Introducing libab, another broadcast library
Way back in June 2015 I wrote about my failure detector project. I wanted to implement failure detectors for two reasons: to learn C++ and get a better understanding of an important and fundamental distributed systems topic.
After all these months, all of my work has converged to libab. It’s a small-ish C library that allows you to create a cluster of interconnected nodes and broadcast a sequence of messages to each of them. It sounds simple enough, but there are two important properties:
- Each committed message is guaranteed to be present on a majority of the nodes.
- Messages are committed in order.
If you’re thinking that this sounds like atomic broadcast, you’re right. It’s a lot like atomic broadcast, but not entirely. Atomic broadcast requires that each participant receives all messages; libab only requires a majority.
“So, what’s the point?” you may ask. My goal for this project is to implement enough useful primitives so it’s possible to build much more complicated distributed systems primitives on top. Think about it: given the two properties I listed above, could you write something on top of this library that implements atomic broadcast? I think you can!
It’s available on GitHub for you to take a look at: https://github.com/Preetam/libab
I’m planning on writing a proxy that uses libab in front of Redis. Consistent Redis?! Hopefully I’ll announce something like that in the next State of the State!

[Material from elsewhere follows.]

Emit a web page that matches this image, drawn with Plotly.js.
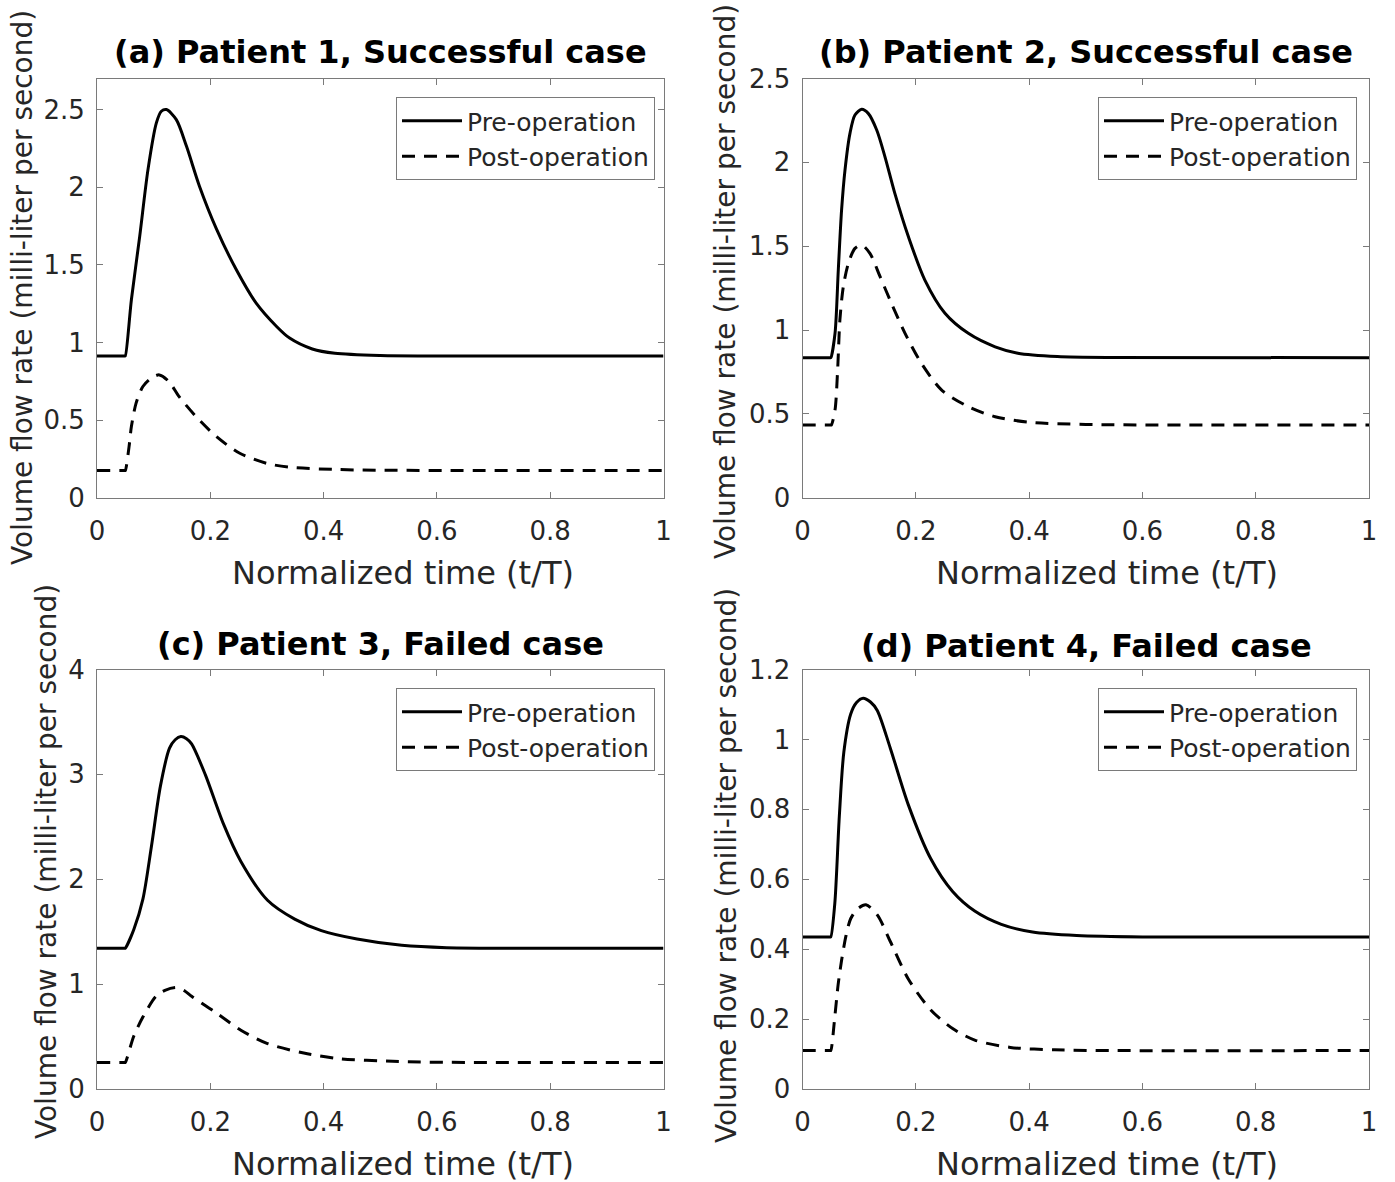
<!DOCTYPE html>
<html><head><meta charset="utf-8">
<script src="https://cdn.plot.ly/plotly-3.0.1.min.js"></script>
<style>html,body{margin:0;padding:0;background:#fff}</style>
</head><body><div id="chart" style="width:1395px;height:1182px"></div>
<script>
// ---- data ----
const panelTitles = ["(a) Patient 1, Successful case", "(b) Patient 2, Successful case", "(c) Patient 3, Failed case", "(d) Patient 4, Failed case"];
const seriesNames = ["Pre-operation", "Post-operation"];
const xTitle = "Normalized time (t/T)";
const yTitle = "Volume flow rate (milli-liter per second)";

const timeA_pre = [0, 0.049, 0.05, 0.0607, 0.0754, 0.090, 0.1048, 0.1136, 0.1225, 0.140, 0.158, 0.181, 0.211, 0.246, 0.281, 0.317, 0.340, 0.38, 0.42, 0.5, 0.6, 1];
const flowA_pre = [0.913, 0.913, 0.913, 1.275, 1.683, 2.113, 2.414, 2.489, 2.50, 2.435, 2.263, 2.005, 1.73, 1.468, 1.253, 1.103, 1.028, 0.958, 0.93, 0.916, 0.913, 0.913];
const timeA_post = [0, 0.049, 0.05, 0.0566, 0.0607, 0.069, 0.081, 0.0959, 0.110, 0.127, 0.145, 0.175, 0.211, 0.252, 0.299, 0.340, 0.42, 0.5, 1];
const flowA_post = [0.175, 0.175, 0.175, 0.329, 0.458, 0.609, 0.716, 0.77, 0.791, 0.748, 0.651, 0.522, 0.393, 0.286, 0.222, 0.196, 0.182, 0.177, 0.175];

const timeB_pre = [0, 0.049, 0.05, 0.0574, 0.0632, 0.069, 0.075, 0.0838, 0.0926, 0.1045, 0.116, 0.131, 0.1456, 0.163, 0.187, 0.216, 0.2515, 0.2927, 0.34, 0.38, 0.45, 0.55, 1];
const flowB_pre = [0.835, 0.835, 0.835, 0.98, 1.358, 1.716, 1.954, 2.173, 2.282, 2.316, 2.292, 2.193, 2.033, 1.815, 1.556, 1.298, 1.10, 0.98, 0.90, 0.862, 0.842, 0.836, 0.835];
const timeB_post = [0, 0.05, 0.051, 0.0574, 0.062, 0.066, 0.072, 0.081, 0.0926, 0.1045, 0.119, 0.137, 0.157, 0.181, 0.210, 0.2457, 0.2927, 0.34, 0.40, 0.5, 1];
const flowB_post = [0.434, 0.434, 0.434, 0.523, 0.761, 1.06, 1.258, 1.398, 1.487, 1.507, 1.457, 1.318, 1.159, 0.98, 0.801, 0.642, 0.543, 0.483, 0.45, 0.437, 0.434];

const timeC_pre = [0, 0.049, 0.05, 0.065, 0.081, 0.096, 0.112, 0.128, 0.138, 0.148, 0.158, 0.167, 0.191, 0.223, 0.254, 0.301, 0.349, 0.396, 0.459, 0.538, 0.617, 1];
const flowC_pre = [1.343, 1.343, 1.343, 1.52, 1.81, 2.31, 2.89, 3.25, 3.33, 3.36, 3.34, 3.29, 3.0, 2.53, 2.17, 1.80, 1.62, 1.51, 1.43, 1.37, 1.348, 1.343];
const timeC_post = [0, 0.049, 0.05, 0.065, 0.081, 0.104, 0.12, 0.14, 0.155, 0.167, 0.207, 0.254, 0.301, 0.365, 0.428, 0.522, 0.6, 1];
const flowC_post = [0.253, 0.253, 0.253, 0.505, 0.686, 0.884, 0.94, 0.967, 0.935, 0.884, 0.74, 0.56, 0.433, 0.343, 0.289, 0.264, 0.255, 0.253];

const timeD_pre = [0, 0.049, 0.05, 0.057, 0.065, 0.073, 0.085, 0.095, 0.107, 0.12, 0.132, 0.155, 0.187, 0.226, 0.265, 0.304, 0.351, 0.406, 0.484, 0.6, 1];
const flowD_pre = [0.435, 0.435, 0.435, 0.53, 0.78, 0.964, 1.072, 1.105, 1.118, 1.107, 1.083, 0.975, 0.812, 0.66, 0.565, 0.509, 0.471, 0.449, 0.439, 0.435, 0.435];
const timeD_post = [0, 0.049, 0.05, 0.057, 0.063, 0.069, 0.077, 0.085, 0.097, 0.112, 0.132, 0.155, 0.187, 0.226, 0.265, 0.304, 0.367, 0.445, 0.55, 1];
const flowD_post = [0.11, 0.11, 0.11, 0.206, 0.3, 0.368, 0.44, 0.487, 0.515, 0.527, 0.498, 0.422, 0.314, 0.227, 0.173, 0.14, 0.119, 0.112, 0.11, 0.11];

const yRanges = [[0, 2.7], [0, 2.5], [0, 4], [0, 1.2]];
const yDticks = [0.5, 0.5, 1, 0.2];

// ---- layout helpers ----
const W = 1395, H = 1182;
const px = x => x / W, py = y => 1 - y / H;
const FONT = "DejaVu Sans";
const TXT = "#262626";
const BOX = "#7a7a7a";

const pre = [[timeA_pre, flowA_pre], [timeB_pre, flowB_pre], [timeC_pre, flowC_pre], [timeD_pre, flowD_pre]];
const post = [[timeA_post, flowA_post], [timeB_post, flowB_post], [timeC_post, flowC_post], [timeD_post, flowD_post]];

const geom = [
  {xd: [97, 663.5], yd: [78.5, 497.7], title: [380, 52], xlab: [403, 573], ylab: [22, 288], leg: [655, 97]},
  {xd: [802.5, 1369], yd: [78.5, 497.7], title: [1086, 52], xlab: [1107, 573], ylab: [726, 282], leg: [1357, 97]},
  {xd: [97, 663.5], yd: [669.5, 1089], title: [380, 644], xlab: [403, 1164], ylab: [46, 862], leg: [655, 688]},
  {xd: [802.5, 1369], yd: [669.5, 1089], title: [1086, 646], xlab: [1107, 1164], ylab: [726, 866], leg: [1357, 688]}
];

const data = [];
const layout = {
  width: W, height: H,
  margin: {l: 0, r: 0, t: 0, b: 0},
  paper_bgcolor: "#fff", plot_bgcolor: "#fff",
  font: {family: FONT, color: TXT},
  annotations: []
};

for (let i = 0; i < 4; i++) {
  const n = i === 0 ? "" : String(i + 1);
  const g = geom[i];
  const legName = "legend" + n;
  data.push({
    x: pre[i][0], y: pre[i][1], xaxis: "x" + n, yaxis: "y" + n,
    type: "scatter", mode: "lines", name: seriesNames[0], legend: legName,
    line: {color: "#000", width: 3, shape: "spline", smoothing: 0.8}
  });
  data.push({
    x: post[i][0], y: post[i][1], xaxis: "x" + n, yaxis: "y" + n,
    type: "scatter", mode: "lines", name: seriesNames[1], legend: legName,
    line: {color: "#000", width: 3, dash: "13px,9px", shape: "spline", smoothing: 0.8}
  });
  const common = {
    showline: true, linecolor: BOX, linewidth: 1, mirror: "ticks",
    ticks: "inside", ticklen: 6, tickcolor: BOX, tickwidth: 1,
    showgrid: false, zeroline: false, fixedrange: true,
    tickfont: {family: FONT, size: 26, color: TXT}
  };
  layout["xaxis" + n] = Object.assign({}, common, {
    domain: [px(g.xd[0]), px(g.xd[1])], range: [0, 1], dtick: 0.2, tick0: 0,
    anchor: "y" + n, ticklabelstandoff: 10
  });
  layout["yaxis" + n] = Object.assign({}, common, {
    domain: [py(g.yd[1]), py(g.yd[0])], range: yRanges[i], dtick: yDticks[i], tick0: 0,
    anchor: "x" + n, ticklabelstandoff: 6
  });
  layout[legName] = {
    x: px(g.leg[0]), y: py(g.leg[1]), xanchor: "right", yanchor: "top",
    bgcolor: "#fff", bordercolor: BOX, borderwidth: 1,
    font: {family: FONT, size: 25, color: TXT}, itemwidth: 60, tracegroupgap: 0
  };
  layout.annotations.push({
    text: "<b>" + panelTitles[i] + "</b>", xref: "paper", yref: "paper",
    x: px(g.title[0]), y: py(g.title[1]), xanchor: "center", yanchor: "middle",
    showarrow: false, font: {family: FONT, size: 32, color: "#000"}
  });
  layout.annotations.push({
    text: xTitle, xref: "paper", yref: "paper",
    x: px(g.xlab[0]), y: py(g.xlab[1]), xanchor: "center", yanchor: "middle",
    showarrow: false, font: {family: FONT, size: 32, color: TXT}
  });
  layout.annotations.push({
    text: yTitle, xref: "paper", yref: "paper", textangle: -90,
    x: px(g.ylab[0]), y: py(g.ylab[1]), xanchor: "center", yanchor: "middle",
    showarrow: false, font: {family: FONT, size: 28, color: TXT}
  });
}

Plotly.newPlot("chart", data, layout, {staticPlot: true, displayModeBar: false});
</script>
</body></html>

Writing a simulation would’ve been easy, but I wanted to implement the real thing. That means I needed a peer-to-peer messaging library that would allow me to broadcast messages between failure detector nodes.
I wanted the following features:
- Transparent reconnections
- TCP
- Every node should be connected to every other node
- Easy-to-use broadcasts
After searching for a while, I couldn’t find a library that suited my needs. I ended up writing it myself. It took a long time to get it right (I didn’t start with libuv), but it ended up being really fun to eventually get right.
Finally, a list of things I find interesting:
- Custom message serialization
- After writing all of those protocol decoders I feel like I could do this in my sleep now :P
- CMake
- First time using CMake. It’s awesome.
- libuv
- Automatic reconnections
- Nodes have to send each other their reconnection addresses. They can send each other requests too.
- This is super annoying, especially when two nodes reconnect to each other and you have to detect and handle the duplicates connections!
- Separated state-machine implementations
- These are almost ready to be used in independent simulations/tests.